I went into the HBO series fresh. I love a good crime story, and from the trailers, this appeared to be one. I also love Matthew Rhys and am willing to watch pretty much anything he's in, so I was in from the jump. (Quick reminder to watch "The Americans," the best show of the 2010s, if you haven't yet.) Rhys' Perry Mason begins the series, which is set in 1932, as a private investigator, and a slovenly one at that. He's divorced, he's a bit of a drunk, and he makes most of his money taking salacious pictures of whomever his client desires. He also has PTSD from his time fighting in World War I. Imagine my surprise when I found out this was almost the antithesis of the original Mason, a stand-up defense lawyer who fought not just for a "not guilty" verdict, but full-fledged innocence, finding out who really did the crime and pinning it on them with hard evidence.
Rhys' Mason might be a mess, but he's not totally gone from the character some might remember. He's tenacious when he wants to be, like when old friend and lawyer E.B. Jonathan hires him to find evidence in the case of a ransom scheme gone horribly wrong, a case that will entangle Mason with crooked cops, slimy prosecutors, mysterious Elks Lodge members and a preacher (the insanely good Tatiana Maslany) who may or may not be gifted with the ability to perform miracles. The show's first season follows the child kidnapping case all the way, with side detours showcasing Mason's relationship with Lupe Gibbs (Veronica Falcón), a pilot, and his desire to get back in his son's life, as well as the dilemma a Black officer named Paul Drake (Chris Chalk) faces when his bosses get in the way of justice. And yes, have no fear, longtime Mason fans: Our favorite schlub does become the lawyer he's meant to be, eventually.
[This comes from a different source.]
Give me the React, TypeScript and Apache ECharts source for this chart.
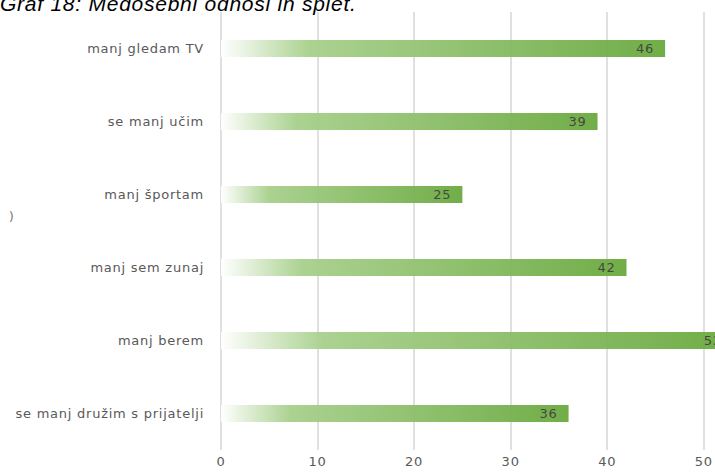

The show has already been renewed for a second season. That's good, because season one gets better as it goes along and finds a groove. Rhys and Maslany are both at the top of their abilities. They don't get a ton of time together, but when they do, the screen bursts with energy.
Season one ends with not everyone receiving a fairytale ending, which is fitting for the tone of the show. I'm excited about the future of the show. There's a lot of ground the writers can tread with this gruff version of Mason. This was a great place to start.